Synthetic aperture radar (SAR) systems use electromagnetic (EM) waveform transmissions to illuminate objects, and images are created from processing reflections or echoes. SAR systems are now widely deployed to support critical remote mapping/sensing capabilities. SAR transmitters are typically installed on moving airborne or satellite platforms to operate at stand-off ranges and collect terrain data measurements. The measured data, collected from multiple passes/scans is interpreted by advanced SAR interferometry algorithms into surface terrain maps to help discriminate (detect) key landscape features, e.g., fault lines, bodies of water, forests and vegetation, glaciers, etc. Some of the most technical tasks include discriminating foliage in mapped terrains, identifying forest types, discerning tree heights, and detecting anomalies or hidden objects beneath foliage - termed the foliage penetration (FOPEN) problem.
Due to the increasing interest in using higher Ku-band frequencies (12-18 GHz) for FOPEN, there is a growing need to quantify the interaction of foliage with Ku-band frequencies for consulting purposes; and to aid with enhanced technology support for applications in both the commercial and military domains.
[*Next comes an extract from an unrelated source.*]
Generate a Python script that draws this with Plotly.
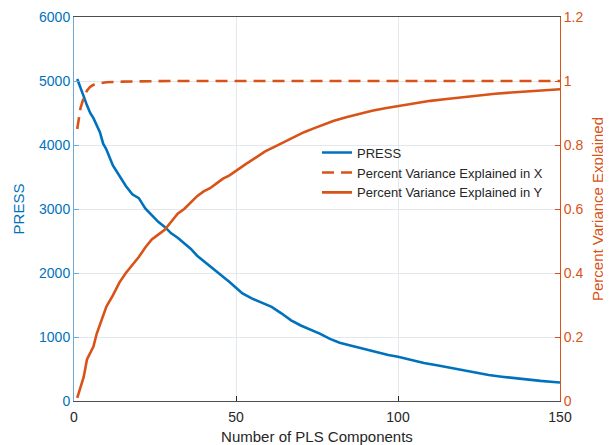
import plotly.graph_objects as go

# PLS components (sampled) and PRESS values
press_x = [1, 2, 3, 4, 5, 6, 7, 8, 9, 10, 12, 14, 16, 18, 20, 22, 24, 26, 28, 30,
           32, 34, 36, 38, 40, 42, 44, 46, 48, 50, 52, 55, 58, 61, 64, 67, 70, 73,
           76, 79, 82, 85, 88, 91, 94, 97, 100, 104, 108, 112, 116, 120, 124, 128,
           132, 136, 140, 144, 148, 150]
press_y = [5030, 4880, 4760, 4620, 4500, 4420, 4300, 4200, 4020, 3930, 3680, 3520,
           3360, 3230, 3170, 3010, 2900, 2800, 2720, 2620, 2550, 2470, 2380, 2270,
           2190, 2110, 2030, 1940, 1860, 1770, 1680, 1600, 1530, 1470, 1370, 1260,
           1180, 1120, 1050, 970, 910, 870, 830, 790, 755, 720, 690, 640, 595, 560,
           520, 475, 435, 405, 380, 355, 335, 315, 298, 290]

# Percent variance explained in X
pvx_x = [1, 2, 3, 4, 5, 6, 8, 10, 15, 20, 30, 50, 75, 100, 125, 150]
pvx_y = [0.85, 0.915, 0.948, 0.97, 0.982, 0.988, 0.993, 0.996, 0.998, 0.999,
         1.0, 1.0, 1.0, 1.0, 1.0, 1.0]

# Percent variance explained in Y
pvy_x = [1, 2, 3, 4, 5, 6, 7, 8, 9, 10, 12, 14, 16, 18, 20, 22, 24, 26, 28, 30,
         32, 34, 36, 38, 40, 42, 44, 46, 48, 50, 53, 56, 59, 62, 65, 68, 71, 74,
         77, 80, 84, 88, 92, 96, 100, 105, 110, 115, 120, 125, 130, 135, 140, 145, 150]
pvy_y = [0.01, 0.04, 0.075, 0.13, 0.15, 0.17, 0.21, 0.24, 0.27, 0.295, 0.33, 0.37,
         0.40, 0.425, 0.45, 0.48, 0.505, 0.52, 0.535, 0.56, 0.585, 0.60, 0.62, 0.64,
         0.655, 0.665, 0.68, 0.695, 0.705, 0.72, 0.74, 0.76, 0.78, 0.795, 0.81,
         0.826, 0.84, 0.852, 0.863, 0.875, 0.887, 0.898, 0.907, 0.915, 0.922,
         0.931, 0.938, 0.944, 0.95, 0.955, 0.96, 0.964, 0.968, 0.971, 0.974]

BLUE = "#0072BD"
ORANGE = "#D95319"
FONT = "Liberation Sans"

fig = go.Figure()
fig.add_trace(go.Scatter(x=press_x, y=press_y, mode="lines", name="PRESS",
                         line=dict(color=BLUE, width=2.6), yaxis="y"))
fig.add_trace(go.Scatter(x=pvx_x, y=pvx_y, mode="lines",
                         name="Percent Variance Explained in X",
                         line=dict(color=ORANGE, width=2.6, dash="12px,7px"), yaxis="y2"))
fig.add_trace(go.Scatter(x=pvy_x, y=pvy_y, mode="lines",
                         name="Percent Variance Explained in Y",
                         line=dict(color=ORANGE, width=2.6), yaxis="y2"))

# page body has an 8px default margin, so the figure is sized to fit the window
fig.update_layout(
    width=603, height=437,
    margin=dict(l=66, r=51, t=9, b=44, autoexpand=False),
    paper_bgcolor="white", plot_bgcolor="white",
    font=dict(family=FONT, size=14, color="#262626"),
    showlegend=True,
    legend=dict(x=0.5, y=0.686, xanchor="left", yanchor="top",
                bgcolor="rgba(255,255,255,0)", borderwidth=0,
                font=dict(family=FONT, size=13, color="#262626"),
                tracegroupgap=0),
    xaxis=dict(range=[0, 150], tickvals=[0, 50, 100, 150], ticks="inside", ticklen=5,
               tickcolor="#262626", showline=True, linecolor="#4d4d4d", linewidth=1,
               mirror=True, showgrid=True, gridcolor="#E3E8EF", gridwidth=1,
               zeroline=False, automargin=False, ticklabelstandoff=3,
               tickfont=dict(size=14, color="#262626"),
               title=dict(text="Number of PLS Components", font=dict(size=15, color="#262626"),
                          standoff=8)),
    yaxis=dict(range=[0, 6000], tickvals=[0, 1000, 2000, 3000, 4000, 5000, 6000],
               ticks="inside", ticklen=5, tickcolor="#6FA8D6", showline=True,
               linecolor="#6FA8D6", linewidth=1, showgrid=True, gridcolor="#E3E8EF",
               zeroline=False, automargin=False, tickfont=dict(size=14, color=BLUE),
               title=dict(text="PRESS", font=dict(size=15, color=BLUE), standoff=10)),
    yaxis2=dict(range=[0, 1.2], tickvals=[0, 0.2, 0.4, 0.6, 0.8, 1.0, 1.2],
                ticktext=["0", "0.2", "0.4", "0.6", "0.8", "1", "1.2"],
                overlaying="y", side="right", ticks="inside", ticklen=5,
                tickcolor=ORANGE, showline=True, linecolor=ORANGE, linewidth=1,
                showgrid=False, zeroline=False, automargin=False,
                tickfont=dict(size=14, color=ORANGE),
                title=dict(text="Percent Variance Explained", font=dict(size=15, color=ORANGE),
                           standoff=10)),
)

fig.write_html("out.html")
Overall, this important area remains largely unaddressed in the modeling realm today because of the required heavy model detail and substantial computational resources.
This technical paper lays out a FOPEN modeling methodology that introduces a range of new innovations and contributions to address the phenomenology of Ku-band EM wave transmissions through moderate foliage. Two highly detailed computer-aided design (CAD) tree models were created using an open source tree generating software. Due the level of details of tree models, Altair HyperMesh is used for geometry editing and cleaning and then Altair Feko is used for FOPEN computational electromagnetic (CEM) behaviors at L- and Ku-band are characterized.